5. The loss of a good franchised location can be very detrimental to the franchise brand. If the Franchisee/Tenants defaults under the Lease, the proper language in the Rider would give Franchisor the right to be notified by the Landlord of such default, and to cure it (thereby keeping the Lease in good standing), or to assume the Lease altogether.

6. See #5 above. The proper language in the Rider would give the Franchisor the right to assume the Lease from the Franchisee.

7. If the Franchisee is misusing the Marks, or if the Lease is terminated, the Franchisor may need to enter the Premises to correct the usage of the Marks, or, in the case of a shuttered business, to remove the Marks so that they are not associated with the closed business.

8. Some Franchisors use a "Collateral Assignment of Lease," which gives the Franchisor the option, but not the obligation, to assume the lease upon a default by Franchisee of the lease or of the Franchise Agreement. This document is signed by the Franchisee and the Landlord at the time the lease is signed. It protects the Franchisor's interest in the location not only if the Franchisee defaults under the Lease, but also if the Franchisee is in default under the Franchise Agreement. It can also provide for the Franchisor to be able to name a designee (such as an affiliate or another Franchisee) as the replacement Tenant. It can, in addition, state that upon the Franchisor re-assigning the Lease to another Franchisee, the Franchisor is released from liability under the Lease.

9. A prohibition against amending or terminating the Lease without the Franchisor's approval protects the Franchisor from the Landlord and Franchisee undoing any of the provisions that were entered into to protect the Franchisor.
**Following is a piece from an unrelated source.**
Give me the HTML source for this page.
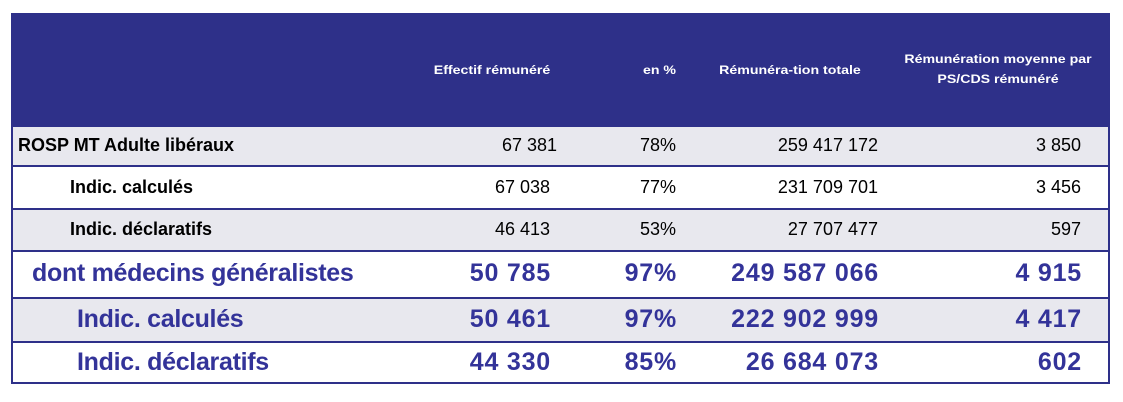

NOTE: Not all Landlords readily agree to all of the above provisions suggested. While Landlords are generally in favor of leasing to businesses with a recognized brand, they do not like to have provisions that impose more requirements and restrictions on them than they have with non-franchisee tenants. There is usually a lively negotiation between Landlord and Franchisor (on the Franchisee's behalf) regarding these points, and the attractiveness and appeal of the physical location may make it difficult for the Franchisor to get all of these provisions into the Rider. But it's always worth making the effort.